Mars Curiosity rover leaves coded tracks on first test drive
NASA's Mars rover Curiosity has left its first tracks in the Martian soil, imprinting the coded mark of its maker in its trail.
On Wednesday, the car-size, six-wheeled rover took its first test drive since arriving on the Red Planet more than two weeks ago. Its drivers back on Earth ordered Curiosity to roll forward about 15 feet, (4.5 meters), turn right and then back up about 8 feet (2.5 m), such that when the robot stopped it was positioned to the left and roughly perpendicular to where it touched down inside Mars' Gale Crater.
The track pattern — dot-dash-dash-dash, dot-dash-dash-dot, dot-dash-dot-dot (".--- .--. .-..") — spells out "JPL" in Morse code, which translates letters and numbers into a series of short ("dot") and long ("dash") signals.
Curiosity's signature wheel-print was a nod to NASA's lead center for unmanned planetary exploration, which built the rover and now commands it as Curiosity prepares to explore Mars in search of conditions habitable to past or present life.

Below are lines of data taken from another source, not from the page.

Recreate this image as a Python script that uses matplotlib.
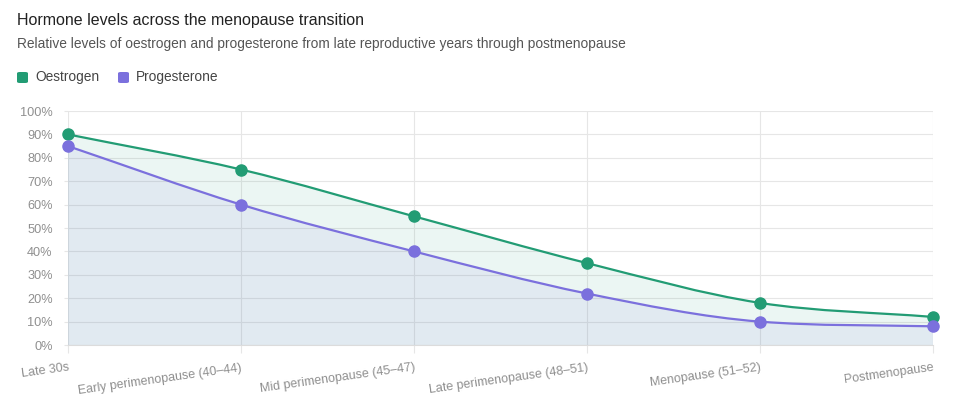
import numpy as np
import matplotlib

matplotlib.use("Agg")
import matplotlib.pyplot as plt
from matplotlib.path import Path
from matplotlib.patches import PathPatch, FancyBboxPatch
from matplotlib.ticker import FuncFormatter, MultipleLocator

stages = [
    "Late 30s",
    "Early perimenopause (40–44)",
    "Mid perimenopause (45–47)",
    "Late perimenopause (48–51)",
    "Menopause (51–52)",
    "Postmenopause",
]
oestrogen = [90, 75, 55, 35, 18, 12]
progesterone = [85, 60, 40, 22, 10, 8]

GREEN = "#229c74"
PURPLE = "#7b70dd"
GRID = "#e6e6e6"

plt.rcParams["font.family"] = ["Liberation Sans", "DejaVu Sans"]


def monotone_path(xs, ys, close_to=None):
    # monotone cubic bezier through the points (like chart.js "monotone")
    xs = np.asarray(xs, dtype=float)
    ys = np.asarray(ys, dtype=float)
    n = len(xs)
    dx = np.diff(xs)
    slopes = np.diff(ys) / dx
    m = np.zeros(n)
    m[0] = slopes[0]
    m[-1] = slopes[-1]
    for i in range(1, n - 1):
        m[i] = 0 if slopes[i - 1] * slopes[i] <= 0 else (slopes[i - 1] + slopes[i]) / 2
    for i in range(n - 1):
        if slopes[i] == 0:
            m[i] = m[i + 1] = 0
            continue
        a, b = m[i] / slopes[i], m[i + 1] / slopes[i]
        s = a * a + b * b
        if s > 9:
            t = 3 / np.sqrt(s)
            m[i] = t * a * slopes[i]
            m[i + 1] = t * b * slopes[i]
    verts = [(xs[0], ys[0])]
    codes = [Path.MOVETO]
    for i in range(n - 1):
        h = dx[i] / 3
        verts += [(xs[i] + h, ys[i] + m[i] * h), (xs[i + 1] - h, ys[i + 1] - m[i + 1] * h), (xs[i + 1], ys[i + 1])]
        codes += [Path.CURVE4] * 3
    if close_to is not None:
        verts += [(xs[-1], close_to), (xs[0], close_to), (xs[0], ys[0])]
        codes += [Path.LINETO, Path.LINETO, Path.CLOSEPOLY]
    return Path(verts, codes)


fig = plt.figure(figsize=(9.54, 4.13), dpi=100)
ax = fig.add_axes([0.0713, 0.1646, 0.9067, 0.5666])

x = np.arange(len(stages))
for values, color in [(oestrogen, GREEN), (progesterone, PURPLE)]:
    ax.add_patch(PathPatch(monotone_path(x, values, close_to=0), facecolor=color, alpha=0.085, edgecolor="none", zorder=1))
for values, color in [(oestrogen, GREEN), (progesterone, PURPLE)]:
    ax.add_patch(PathPatch(monotone_path(x, values), facecolor="none", edgecolor=color, linewidth=1.6, zorder=3))
    ax.plot(x, values, "o", color=color, markersize=8, zorder=4, clip_on=False)

ax.set_xlim(0, len(stages) - 1)
ax.set_ylim(0, 100)
ax.yaxis.set_major_locator(MultipleLocator(10))
ax.yaxis.set_major_formatter(FuncFormatter(lambda v, _: f"{v:.0f}%"))
ax.set_xticks(x)
ax.set_xticklabels(stages, rotation=8, ha="right", va="top", rotation_mode="anchor")
ax.grid(True, color=GRID, linewidth=0.8, zorder=0)
ax.set_axisbelow(True)
for side in ["top", "right", "left"]:
    ax.spines[side].set_visible(False)
ax.spines["bottom"].set_color("#dcdcdc")
ax.tick_params(axis="y", length=3, color=GRID, pad=8, labelsize=9.2, labelcolor="#8f8f8f")
ax.tick_params(axis="x", length=6, color=GRID, pad=6, labelsize=9, labelcolor="#8f8f8f")

fig.text(17 / 954, 1 - 20 / 413, "Hormone levels across the menopause transition",
         fontsize=11.5, color="#222222", va="center")
fig.text(17 / 954, 1 - 44 / 413,
         "Relative levels of oestrogen and progesterone from late reproductive years through postmenopause",
         fontsize=9.9, color="#555555", va="center")

# legend
for lx, label, color in [(17, "Oestrogen", GREEN), (118, "Progesterone", PURPLE)]:
    fig.patches.append(FancyBboxPatch(
        (lx / 954, 1 - 83 / 413), 11 / 954, 11 / 413,
        boxstyle="round,pad=0,rounding_size=0.003", transform=fig.transFigure,
        facecolor=color, edgecolor="none"))
    fig.text((lx + 18) / 954, 1 - 77.5 / 413, label, fontsize=9.9, color="#444444", va="center")

fig.savefig("out.png", dpi=100)
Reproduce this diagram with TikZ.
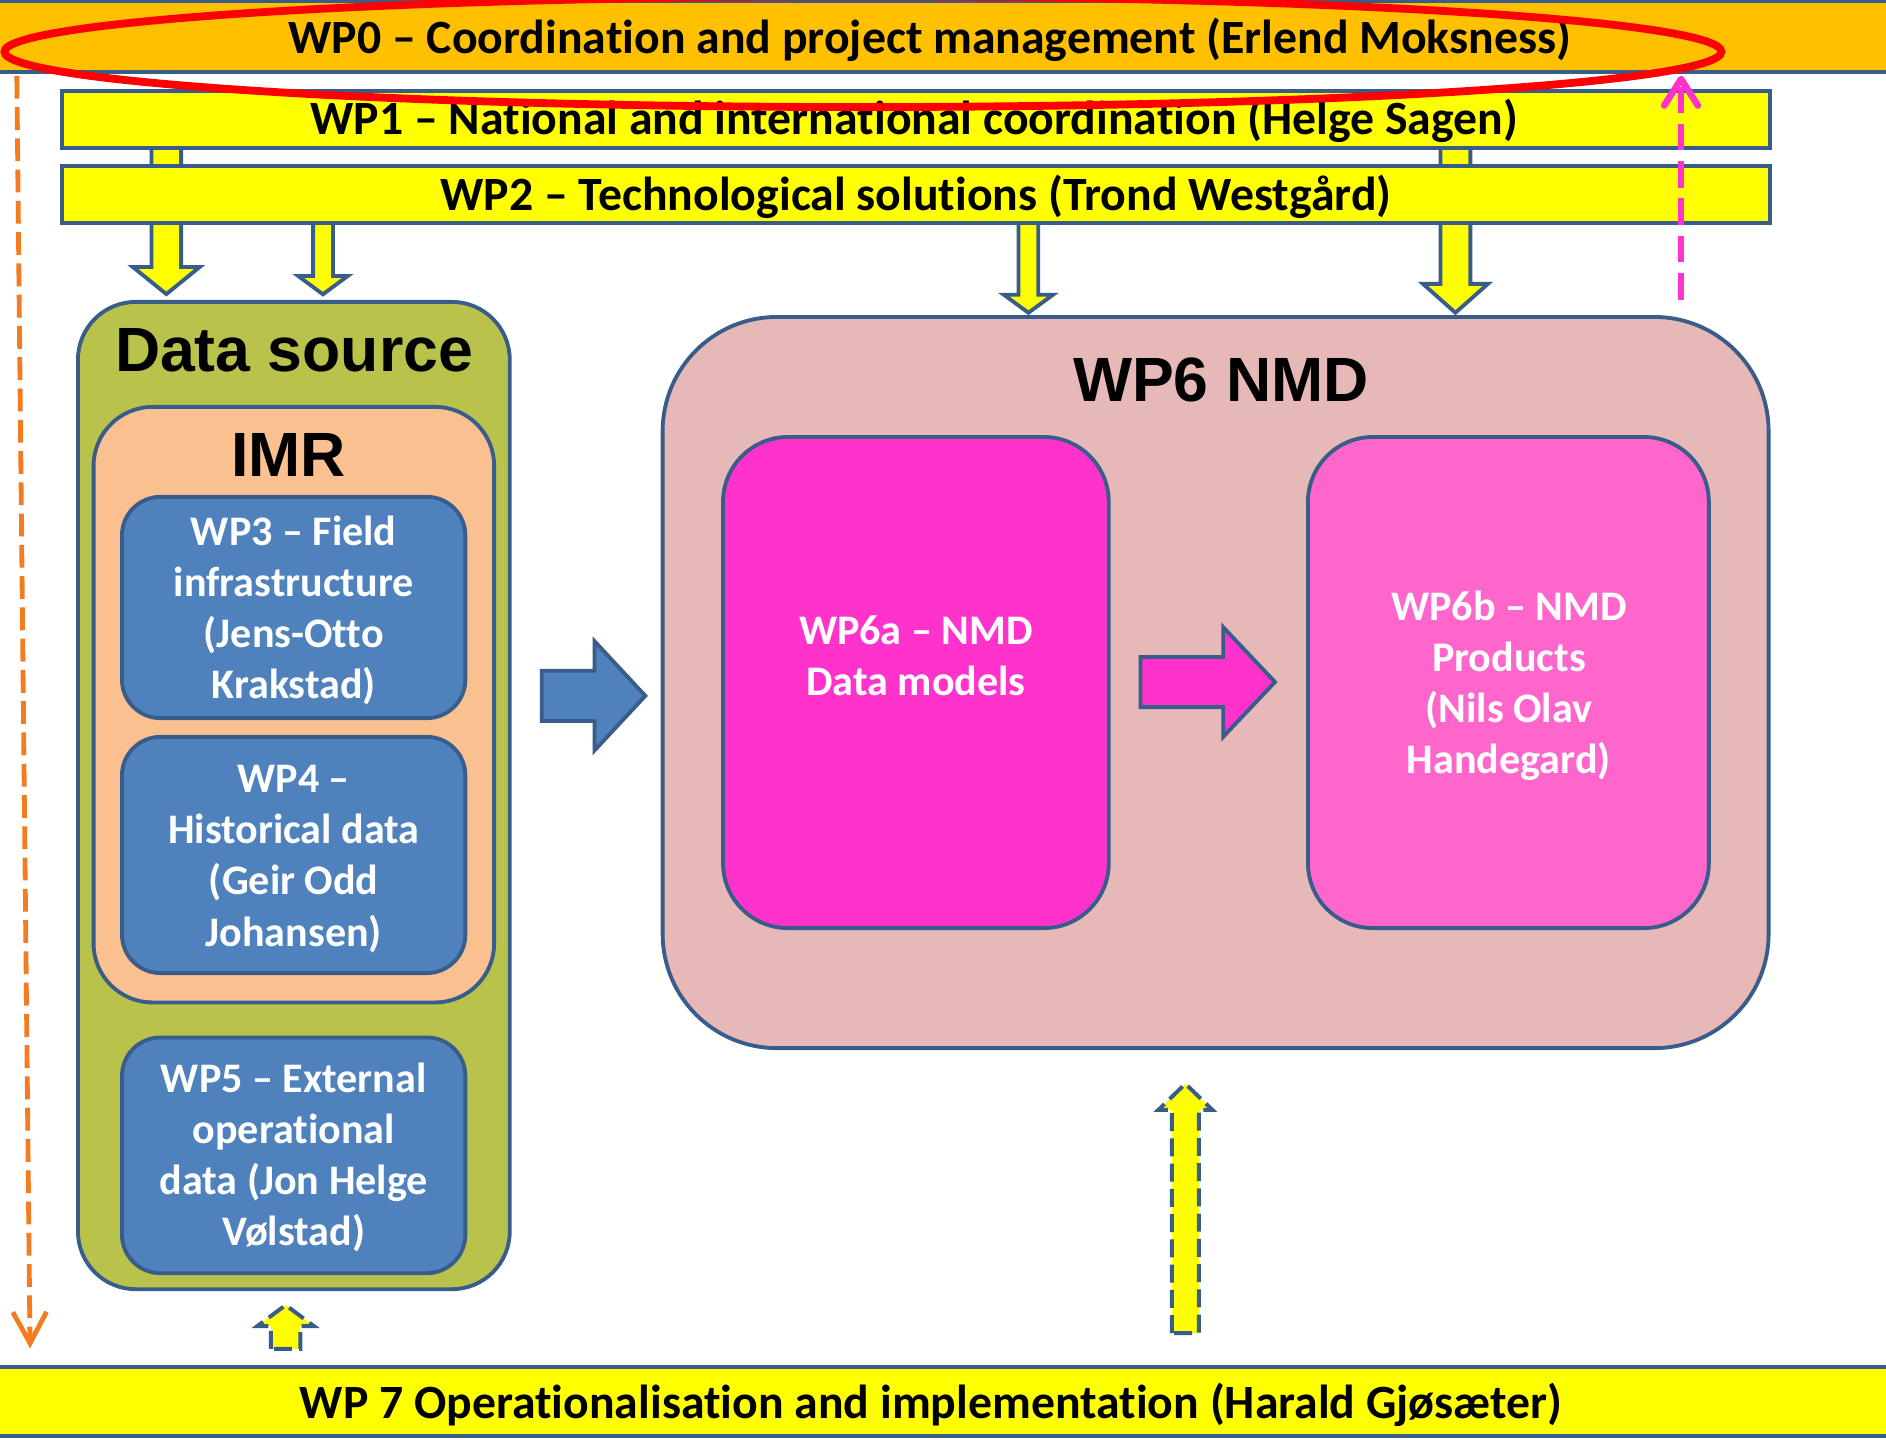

The dashes and dots are more than just an autograph on the ground. They serve as "visual odometry" marks, which allow Curiosity's engineers to determine the position and orientation of the rover, as well as how far it traveled, by analyzing images of its tracks.
"We have intentionally put holes in the wheels to leave a unique track on Mars," Heverly said. "So if we are in sand dunes where we don't have lots of rock features around us, we can use those patterns to do our visual odometry."
In addition to the Morse code JPL, Curiosity's wheels also feature a zigzag cleat pattern.